┌─ Material provided

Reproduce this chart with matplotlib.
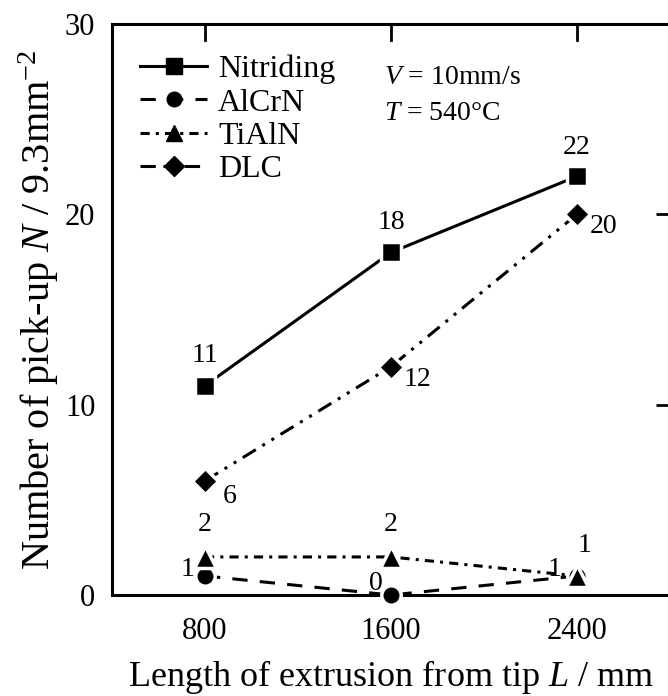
import matplotlib
matplotlib.use("Agg")
import matplotlib.pyplot as plt
from matplotlib.lines import Line2D

plt.rcParams['font.family'] = ['Liberation Serif', 'DejaVu Serif']
plt.rcParams['mathtext.fontset'] = 'custom'
plt.rcParams['mathtext.rm'] = 'Liberation Serif'
plt.rcParams['mathtext.it'] = 'Liberation Serif:italic'

# data
length = [800, 1600, 2400]
nitriding = [11, 18, 22]
alcrn = [1, 0, 1]
tialn = [2, 2, 1]
dlc = [6, 12, 20]

names = ['Nitriding', 'AlCrN', 'TiAlN', 'DLC']
series = [nitriding, alcrn, tialn, dlc]
markers = ['s', 'o', '^', 'D']
msizes = [15, 14, 16, 13]
styles = ['-', (0, (5, 4)), (0, (3, 2, 1, 2)), (0, (5, 2.5, 1, 2.5, 1, 2.5))]

# label offsets (pixels, dx / dy up) for each value annotation
offsets = {
    'Nitriding': [(0, 30), (0, 30), (0, 29)],
    'AlCrN': [(-17, 6), (-15, 12), (-22, 6)],
    'TiAlN': [(0, 32), (0, 32), (8, 30)],
    'DLC': [(25, -16), (26, -13), (27, -12)],
}

fig = plt.figure(figsize=(6.68, 6.96), dpi=100)
ax = fig.add_axes([0.1677, 0.1451, 0.8353, 0.8204])

for name, vals, m, ms, ls in zip(names, series, markers, msizes, styles):
    ax.plot(length, vals, color='black', lw=2.2, linestyle=ls, zorder=2)
    ax.plot(length, vals, linestyle='none', marker=m, ms=ms, mfc='black',
            mec='white', mew=2.5, zorder=3, clip_on=False)
    for x, y, (dx, dy) in zip(length, vals, offsets[name]):
        ax.annotate(str(y), (x, y), xytext=(dx * 0.72, dy * 0.72),
                    textcoords='offset points', fontsize=20,
                    ha='center', va='center', zorder=4)

ax.set_xlim(400, 2800)
ax.set_ylim(0, 30)
ax.set_xticks(length)
ax.set_yticks([0, 10, 20, 30])
ax.tick_params(labelsize=22, pad=12)
ax.tick_params(axis='x', bottom=False, top=False)
ax.tick_params(axis='y', left=False, right=True, direction='in', length=10, width=2)

# inward tick marks along the top edge, at the x tick positions
for x in ax.get_xticks():
    ax.plot([x, x], [1.0, 0.972], transform=ax.get_xaxis_transform(),
            color='black', lw=2, clip_on=False, zorder=5)

for sp in ax.spines.values():
    sp.set_linewidth(2.2)

ax.set_xlabel('Length of extrusion from tip $\\mathit{L}$ / mm', fontsize=26, labelpad=9)
ax.set_ylabel('Number of pick-up $\\mathit{N}$ / 9.3mm$^{-2}$', fontsize=29, labelpad=3)

handles = [Line2D([0], [0], color='black', lw=2.2, linestyle=ls, marker=m,
                  ms=ms * 0.75, mfc='black', mec='black')
           for m, ms, ls in zip(markers, msizes, styles)]
ax.legend(handles, names, loc='upper left', bbox_to_anchor=(0.01, 0.985),
          frameon=False, fontsize=23, handlelength=2.1, handletextpad=0.35,
          labelspacing=0.12, borderaxespad=0.3)

ax.text(0.488, 0.906, '$\\mathit{V}$ = 10mm/s', transform=ax.transAxes,
        fontsize=20, va='center')
ax.text(0.488, 0.843, '$\\mathit{T}$ = 540°C', transform=ax.transAxes,
        fontsize=20, va='center')

fig.savefig('out.png', dpi=100)
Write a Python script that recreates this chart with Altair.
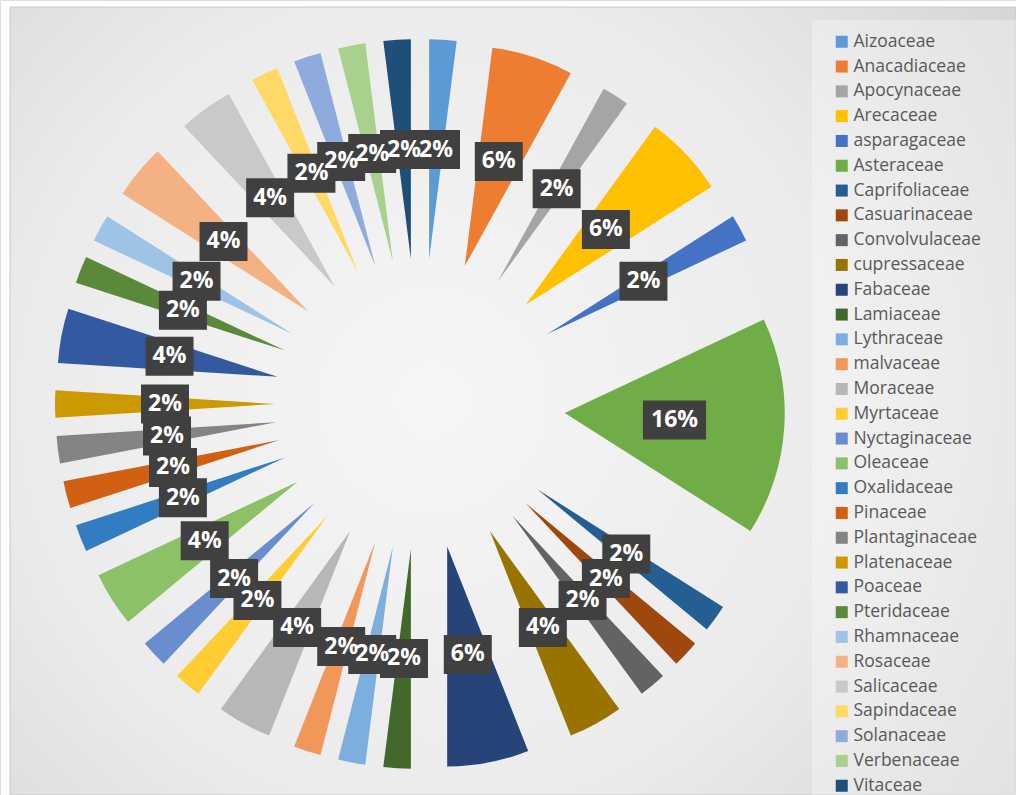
import altair as alt
import pandas as pd

families = ["Aizoaceae", "Anacadiaceae", "Apocynaceae", "Arecaceae", "asparagaceae",
            "Asteraceae", "Caprifoliaceae", "Casuarinaceae", "Convolvulaceae", "cupressaceae",
            "Fabaceae", "Lamiaceae", "Lythraceae", "malvaceae", "Moraceae", "Myrtaceae",
            "Nyctaginaceae", "Oleaceae", "Oxalidaceae", "Pinaceae", "Plantaginaceae",
            "Platenaceae", "Poaceae", "Pteridaceae", "Rhamnaceae", "Rosaceae", "Salicaceae",
            "Sapindaceae", "Solanaceae", "Verbenaceae", "Vitaceae"]
counts = [1, 3, 1, 3, 1, 8, 1, 1, 1, 2, 3, 1, 1, 1, 2, 1, 1, 2, 1, 1, 1, 1, 2, 1, 1, 2, 2, 1, 1, 1, 1]
colors = ["#5B9BD5", "#ED7D31", "#A5A5A5", "#FFC000", "#4472C4", "#70AD47",
          "#255E91", "#9E480E", "#636363", "#997300", "#264478", "#43682B",
          "#7CAFDD", "#F1975A", "#B7B7B7", "#FFCD33", "#698ED0", "#8CC168",
          "#327DC2", "#D26012", "#848484", "#CC9A00", "#335AA1", "#5A8A39",
          "#9DC3E6", "#F4B183", "#C9C9C9", "#FFD966", "#8FAADC", "#A9D18E",
          "#1F4E79"]

df = pd.DataFrame({"family": families, "count": counts, "idx": list(range(len(families)))})

CX, CY, EXPLODE, R, LR = 420, 404, 145, 220, 255

base = alt.Chart(df).transform_joinaggregate(
    total="sum(count)"
).transform_window(
    cum="sum(count)", sort=[alt.SortField("idx")], frame=[None, 0]
).transform_calculate(
    t1="2*PI*datum.cum/datum.total",
    t0="2*PI*(datum.cum-datum.count)/datum.total",
).transform_calculate(
    mid="(datum.t0+datum.t1)/2",
).transform_calculate(
    cx=f"{CX}+{EXPLODE}*sin(datum.mid)",
    cy=f"{CY}-{EXPLODE}*cos(datum.mid)",
    lx=f"{CX}+{LR}*sin(datum.mid)",
    ly=f"{CY}-{LR}*cos(datum.mid)",
    label="format(datum.count/datum.total, '.0%')",
)

arcs = base.mark_arc(outerRadius=R, innerRadius=0).encode(
    x=alt.X("cx:Q", scale=None),
    y=alt.Y("cy:Q", scale=None),
    theta=alt.Theta("t0:Q", scale=None),
    theta2="t1:Q",
    color=alt.Color("family:N", scale=alt.Scale(domain=families, range=colors),
                    legend=alt.Legend(title=None, orient="none", legendX=833, legendY=33,
                                      symbolType="square", symbolSize=144,
                                      symbolStrokeWidth=0, labelFont="Open Sans",
                                      labelFontSize=17.5, labelColor="#595959",
                                      rowPadding=5.8, padding=0, labelOffset=3,
                                      symbolLimit=0, labelLimit=300)),
    order=alt.Order("idx:Q"),
)

box2 = base.transform_filter("length(datum.label) <= 2").mark_point(
    shape="M-1.23,-1L1.23,-1L1.23,1L-1.23,1Z", size=1521, filled=True,
    color="#404040", opacity=1, strokeWidth=0
).encode(x=alt.X("lx:Q", scale=None), y=alt.Y("ly:Q", scale=None))

box3 = base.transform_filter("length(datum.label) > 2").mark_point(
    shape="M-1.62,-1L1.62,-1L1.62,1L-1.62,1Z", size=1521, filled=True,
    color="#404040", opacity=1, strokeWidth=0
).encode(x=alt.X("lx:Q", scale=None), y=alt.Y("ly:Q", scale=None))

texts = base.mark_text(font="Open Sans", fontSize=23, fontWeight="bold", color="white",
                       baseline="middle", align="center").encode(
    x=alt.X("lx:Q", scale=None), y=alt.Y("ly:Q", scale=None), text="label:N")

bgdata = pd.DataFrame({"k": [0]})
bg = alt.Chart(bgdata).mark_rect(
    fill={"gradient": "radial", "x1": 0.42, "y1": 0.5, "r1": 0.0,
          "x2": 0.42, "y2": 0.5, "r2": 0.75,
          "stops": [{"offset": 0, "color": "#f6f6f6"}, {"offset": 0.55, "color": "#ebebeb"},
                    {"offset": 1, "color": "#d2d2d2"}]},
    stroke="#c8c8c8", strokeWidth=1
).encode(x=alt.value(10), x2=alt.value(1016), y=alt.value(7), y2=alt.value(795))

legbg = alt.Chart(bgdata).mark_rect(fill="#ffffff", opacity=0.3).encode(
    x=alt.value(812), x2=alt.value(1016), y=alt.value(20), y2=alt.value(795))

chart = alt.layer(bg, legbg, arcs, box2, box3, texts).properties(
    width=1016, height=795, autosize="none", padding=0
).configure_view(stroke=None).configure(background="white")

chart.save("out.html", embed_options={"renderer": "svg", "actions": False})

└─

Set task
Any pictures should be left out. Reproduce every line from the one holding "Write a Python" down to the one holding "import pandas as pd", both of those lines included.

Solution
Write a Python script that recreates this chart with Altair.
import altair as alt
import pandas as pd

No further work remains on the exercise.